La mise en place d’un capital variable nécessite l’insertion d’une clause spécifique dans les statuts définissant trois montants essentiels : le capital souscrit initial, le capital plancher en deçà duquel aucune réduction n’est possible, et le capital plafond au-delà duquel une augmentation nécessiterait une modification statutaire. Cette fourchette de variabilité doit être dimensionnée avec soin pour anticiper les besoins futurs de l’entreprise.
Les avantages du capital variable se manifestent particulièrement lors des levées de fonds successives, permettant d’accueillir de nouveaux investisseurs sans lourdeurs administratives. Cette souplesse facilite également la mise en place de mécanismes d’intéressement du personnel par attribution d’actions, particulièrement appréciée dans les secteurs innovants où l’attraction des talents constitue un enjeu majeur.

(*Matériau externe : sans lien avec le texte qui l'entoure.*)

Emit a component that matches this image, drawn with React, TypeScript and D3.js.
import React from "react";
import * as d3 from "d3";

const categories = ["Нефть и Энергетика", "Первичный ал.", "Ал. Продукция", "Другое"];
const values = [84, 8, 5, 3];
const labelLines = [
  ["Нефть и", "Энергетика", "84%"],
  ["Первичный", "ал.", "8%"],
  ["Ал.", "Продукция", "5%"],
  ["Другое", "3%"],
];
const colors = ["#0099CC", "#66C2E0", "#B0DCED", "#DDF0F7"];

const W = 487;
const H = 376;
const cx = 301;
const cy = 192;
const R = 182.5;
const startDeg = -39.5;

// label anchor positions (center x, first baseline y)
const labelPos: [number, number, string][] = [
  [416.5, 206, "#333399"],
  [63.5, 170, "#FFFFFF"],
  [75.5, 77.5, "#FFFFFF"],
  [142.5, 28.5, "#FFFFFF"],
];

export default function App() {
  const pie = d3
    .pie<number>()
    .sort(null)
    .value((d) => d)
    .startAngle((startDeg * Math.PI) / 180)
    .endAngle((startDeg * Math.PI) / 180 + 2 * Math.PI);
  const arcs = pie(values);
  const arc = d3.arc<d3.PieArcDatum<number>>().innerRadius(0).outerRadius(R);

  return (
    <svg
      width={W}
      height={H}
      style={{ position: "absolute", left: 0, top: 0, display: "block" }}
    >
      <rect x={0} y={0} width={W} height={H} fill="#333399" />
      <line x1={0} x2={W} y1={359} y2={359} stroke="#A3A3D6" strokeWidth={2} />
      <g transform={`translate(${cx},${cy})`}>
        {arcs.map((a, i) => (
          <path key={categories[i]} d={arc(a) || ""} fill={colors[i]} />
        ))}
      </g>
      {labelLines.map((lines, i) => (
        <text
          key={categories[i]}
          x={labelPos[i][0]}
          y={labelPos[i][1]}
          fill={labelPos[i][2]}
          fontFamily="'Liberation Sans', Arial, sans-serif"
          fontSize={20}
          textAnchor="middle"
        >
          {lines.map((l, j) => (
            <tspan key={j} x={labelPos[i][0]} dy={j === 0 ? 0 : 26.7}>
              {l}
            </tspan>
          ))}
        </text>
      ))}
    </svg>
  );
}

Cependant, le capital variable présente certaines contraintes qu’il convient d’anticiper. Les variations de capital doivent faire l’objet d’une information régulière des tiers via la mise à jour des mentions légales sur les documents commerciaux. Cette obligation de transparence peut parfois révéler des informations stratégiques que l’entreprise préférerait garder confidentielles, notamment lors de négociations commerciales importantes.

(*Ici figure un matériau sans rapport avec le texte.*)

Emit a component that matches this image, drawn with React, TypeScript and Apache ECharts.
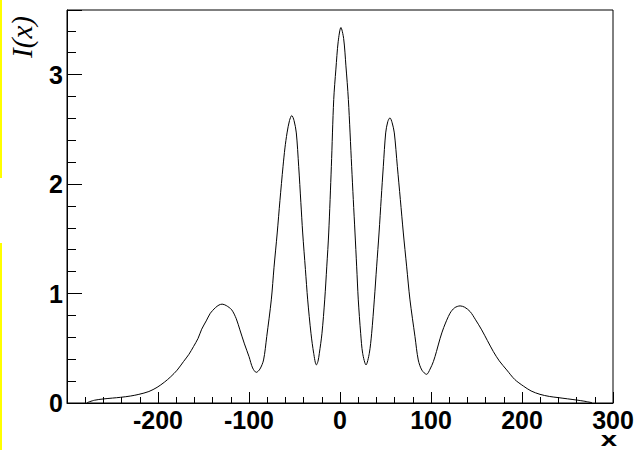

La clause de variabilité doit également prévoir les modalités de sortie des associés, particulièrement délicates dans une structure à capital variable. Le droit de retrait des associés, caractéristique de cette forme de capital, peut déstabiliser l’équilibre financier de l’entreprise si plusieurs associés l’exercent simultanément. Des mécanismes de régulation, tels que l’étalement des remboursements ou la limitation temporelle de ce droit, permettent de sécuriser le fonctionnement de la société.